Islam is a faith that was founded in the 7th Century C.E., which means Common Era, a term now used in place of the A.D. (Anno Domini). In recent years the use of A.D. has fallen into disfavor with historical revisionists, a term used for centuries to indicate the time from the birth of Jesus Christ to the present. With the continued secularization of American culture, historians are erasing the Christian influence from recorded history.
This week in our attempt to gain some understanding of a religion that is confusing to most of us in the Western world, we will briefly look at Islam’s Five Pillars of Faith. Over the years I have sat to discuss the Muslim faith with various leaders of this faith, from Navy chaplains to Imams in Manama, Bahrain, gaining insight into Islam along with written material. I have also spent time inquiring about the faith of friends who are Muslim. This in itself does not make me an expert on Islam, but rather a curious student.
The first pillar in Islam is the Profession of Faith. This is called Iman. This can be summed up in the statement, "There is none worthy of worship except God and Muhammad is the messenger of God." This is called the Shahadah. All faithful Muslims profess this declaration.
The second pillar is Prayer, or Salah. This is the term used in identifying prayer offered five times a day by devout Muslims who stop, face in the direction of Mecca, bow to the ground and recite prayers.
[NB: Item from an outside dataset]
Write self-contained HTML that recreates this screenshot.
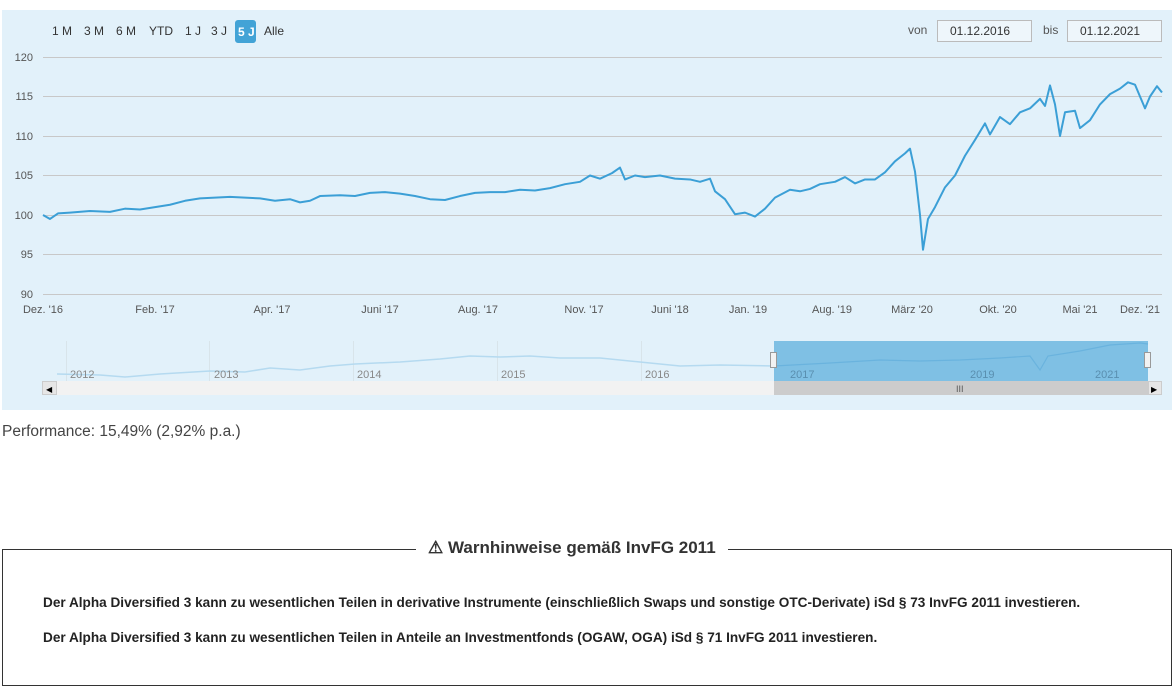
<!DOCTYPE html>
<html><head><meta charset="utf-8"><style>
body{margin:0;width:1175px;height:690px;background:#fff;font-family:"Liberation Sans",sans-serif;overflow:hidden;position:relative}
.t{position:absolute;font-size:12px;color:#333;white-space:nowrap}
</style></head><body>
<div style="position:absolute;left:2px;top:10px;width:1170px;height:400px;background:#e2f1fa"></div>
<svg style="position:absolute;left:0;top:0" width="1175" height="420">
<g font-family="Liberation Sans" font-size="12" fill="#333">
<text x="52" y="35">1 M</text><text x="84" y="35">3 M</text><text x="116" y="35">6 M</text><text x="149" y="35">YTD</text><text x="185" y="35">1 J</text><text x="211" y="35">3 J</text>
<rect x="235" y="20" width="21" height="23" rx="3" fill="#42a3d6"/><text x="238" y="36" fill="#fff" font-weight="bold">5 J</text>
<text x="264" y="35">Alle</text>
<text x="908" y="34" fill="#555">von</text>
<rect x="937.5" y="20.5" width="94" height="21" fill="#eef6fb" stroke="#bbb"/><text x="950" y="35">01.12.2016</text>
<text x="1043" y="34" fill="#555">bis</text>
<rect x="1067.5" y="20.5" width="94" height="21" fill="#eef6fb" stroke="#bbb"/><text x="1080" y="35">01.12.2021</text>
</g>
<g stroke="#c8c8c8" stroke-width="1">
<line x1="43" x2="1162" y1="57.5" y2="57.5"/><line x1="43" x2="1162" y1="96.5" y2="96.5"/><line x1="43" x2="1162" y1="136.5" y2="136.5"/><line x1="43" x2="1162" y1="175.5" y2="175.5"/><line x1="43" x2="1162" y1="215.5" y2="215.5"/><line x1="43" x2="1162" y1="254.5" y2="254.5"/><line x1="43" x2="1162" y1="294.5" y2="294.5"/>
</g>
<g font-family="Liberation Sans" font-size="11" fill="#555" text-anchor="end">
<text x="33" y="61">120</text><text x="33" y="100">115</text><text x="33" y="140">110</text><text x="33" y="179">105</text><text x="33" y="219">100</text><text x="33" y="258">95</text><text x="33" y="298">90</text>
</g>
<g font-family="Liberation Sans" font-size="11" fill="#555" text-anchor="middle">
<text x="43" y="313">Dez. '16</text><text x="155" y="313">Feb. '17</text><text x="272" y="313">Apr. '17</text><text x="380" y="313">Juni '17</text><text x="478" y="313">Aug. '17</text><text x="584" y="313">Nov. '17</text><text x="670" y="313">Juni '18</text><text x="748" y="313">Jan. '19</text><text x="832" y="313">Aug. '19</text><text x="912" y="313">März '20</text><text x="998" y="313">Okt. '20</text><text x="1080" y="313">Mai '21</text><text x="1140" y="313">Dez. '21</text>
</g>
<g transform="translate(0,294) scale(1,-7.9) translate(0,-90)">
<polyline vector-effect="non-scaling-stroke" fill="none" stroke="#3b9fd6" stroke-width="2" stroke-linejoin="round" points="43,100 50,99.5 58,100.2 70,100.3 90,100.5 110,100.4 125,100.8 140,100.7 155,101 170,101.3 185,101.8 200,102.1 215,102.2 230,102.3 245,102.2 260,102.1 275,101.8 290,102 300,101.6 310,101.8 320,102.4 340,102.5 355,102.4 370,102.8 385,102.9 400,102.7 415,102.4 430,102 445,101.9 460,102.4 475,102.8 490,102.9 505,102.9 520,103.2 535,103.1 550,103.4 565,103.9 580,104.2 590,105 600,104.6 612,105.3 620,106 625,104.5 635,105 645,104.8 660,105 675,104.6 690,104.5 700,104.2 710,104.6 715,103 725,102 735,100.1 745,100.3 755,99.8 765,100.8 775,102.2 790,103.2 800,103 810,103.3 820,103.9 835,104.2 845,104.8 855,104 865,104.5 875,104.5 885,105.4 895,106.8 905,107.8 910,108.4 915,105.5 920,100 923,95.6 928,99.5 935,101 945,103.5 955,105 965,107.5 975,109.5 985,111.6 990,110.2 1000,112.4 1010,111.5 1020,113 1030,113.5 1040,114.7 1045,113.8 1050,116.4 1055,114 1060,110 1065,113 1075,113.2 1080,111 1090,112 1100,114 1110,115.3 1120,116 1128,116.8 1135,116.5 1140,115 1145,113.5 1150,115 1157,116.3 1162,115.5"/>
</g>
<g stroke="#d8e4ea" stroke-width="1">
<line x1="66.5" x2="66.5" y1="341" y2="381"/><line x1="209.5" x2="209.5" y1="341" y2="381"/><line x1="353.5" x2="353.5" y1="341" y2="381"/><line x1="497.5" x2="497.5" y1="341" y2="381"/><line x1="641.5" x2="641.5" y1="341" y2="381"/>
</g>
<polyline fill="none" stroke="#b5daf0" stroke-width="1.5" points="57,374 100,375 125,377 160,374 210,371 245,372 270,368 300,370 330,366 355,364 400,362 440,359 470,356 500,357 530,356 560,358 600,358 640,362 680,366 720,365 774,366"/>
<rect x="774" y="341" width="374" height="40" fill="#7fc0e4"/>
<polyline fill="none" stroke="#6ab3de" stroke-width="1.2" points="774,366 830,363 880,360 920,361 960,360 1000,358 1030,356 1040,370 1048,356 1080,351 1110,345 1140,343 1148,344"/>
<g font-family="Liberation Sans" font-size="11" fill="#888">
<text x="70" y="378">2012</text><text x="214" y="378">2013</text><text x="357" y="378">2014</text><text x="501" y="378">2015</text><text x="645" y="378">2016</text><text x="790" y="378" fill="#5a8fb0">2017</text><text x="970" y="378" fill="#5a8fb0">2019</text><text x="1095" y="378" fill="#5a8fb0">2021</text>
</g>
<rect x="770.5" y="352.5" width="6" height="15" fill="#f2f2f2" stroke="#999"/><rect x="1144.5" y="352.5" width="6" height="15" fill="#f2f2f2" stroke="#999"/>
<rect x="57" y="381" width="1091" height="14" fill="#f2f2f2"/>
<rect x="774" y="381" width="374" height="14" fill="#cccccc"/>
<text x="956" y="392" font-size="9" fill="#555" font-family="Liberation Sans">III</text>
<rect x="42.5" y="381.5" width="14" height="13" fill="#e6e6e6" stroke="#ccc"/><text x="46" y="392" font-size="8">◀</text>
<rect x="1148.5" y="381.5" width="13" height="13" fill="#e6e6e6" stroke="#ccc"/><text x="1151" y="392" font-size="8">▶</text>
</svg>
<div class="t" style="left:2px;top:423px;font-size:15.5px;color:#444">Performance: 15,49% (2,92% p.a.)</div>
<div style="position:absolute;left:2px;top:549px;width:1168px;height:135px;border:1px solid #333"></div>
<div style="position:absolute;left:416px;top:538px;padding:0 12px;background:#fff;font-size:17px;font-weight:bold;color:#333">⚠ Warnhinweise gemäß InvFG 2011</div>
<div class="t" style="left:43px;top:595px;font-size:13.6px;font-weight:bold;color:#222">Der Alpha Diversified 3 kann zu wesentlichen Teilen in derivative Instrumente (einschließlich Swaps und sonstige OTC-Derivate) iSd § 73 InvFG 2011 investieren.</div>
<div class="t" style="left:43px;top:630px;font-size:13.6px;font-weight:bold;color:#222">Der Alpha Diversified 3 kann zu wesentlichen Teilen in Anteile an Investmentfonds (OGAW, OGA) iSd § 71 InvFG 2011 investieren.</div>
</body></html>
These prayers are ritually held in mosques where an Imam gathers the faithful. The Imam is selected by the members of the mosque because of his extensive knowledge of the Muslim Holy Book, the Koran, or Qur’an. The prayers are taken from the Qur’an and are recited in unison in Arabic. Personal prayers may be offered at any time and anywhere.
The third pillar is Charity, or Zakah. This is very loosely interpreted to cover just about anything from a large financial gift to a simple smile. The principle underscoring charity is that everything belongs to God; therefore, by whatever means you are financially equipped, you are to give of your largesse generously and with liberality to either poor brethren, or the local mosque. There is an expected annual payment of a fortieth of a person’s personal income and possessions.
The fourth pillar is Fasting, or Sawm. Most Westerners have become aware of the month of Ramadan when Muslims enter into a period of fasting. This is a daily exercise requiring the faithful to abstain from food, drink, and sexual relations with their spouses. The daily period of time for fasting is from sunrise to sunset. It is not a 24 hour daily fast lasting an entire month. However, at the end of the month, Muslims celebrate the breaking of the fast in what is called Eid al-Fitr. During this celebration people dress in their finest clothes, adorn their homes with lights and decorations, give treats to children, and enjoy visits with friends and family. The month of Ramadan for 2011 begins August 1st. "O you who believe! Fasting is prescribed for you as it was prescribed to those before you that you may learn self-restraint." (Qur'an 2:183)
The fifth pillar is Pilgrimage, or Hajj. The city of Mecca, Saudi Arabia is considered to be holy by Muslims. All able-bodied Muslims with the financial means are to make a pilgrimage to Mecca at least once in their lives. Pilgrims to Mecca are to wear very simple non-descriptive clothing so as not to reveal any class distinction. Once in the city pilgrims are to circle seven times around the Ka’bah (a cube-shaped building supposedly going back to Abraham), and then seven times between the hills of Safa and Marwa, in remembrance of Abraham’s wife, Hagar, who searched seven times for water in this same area according to Muslim teaching. The pilgrims later stand together on the wide plains of Arafat (a large expanse of desert outside Mecca) and join in prayer for God's forgiveness in what is often thought as a preview of the Day of Judgment.
As I move through this series of articles on Islam it is my intention to provide my own observations as suitable to the topic.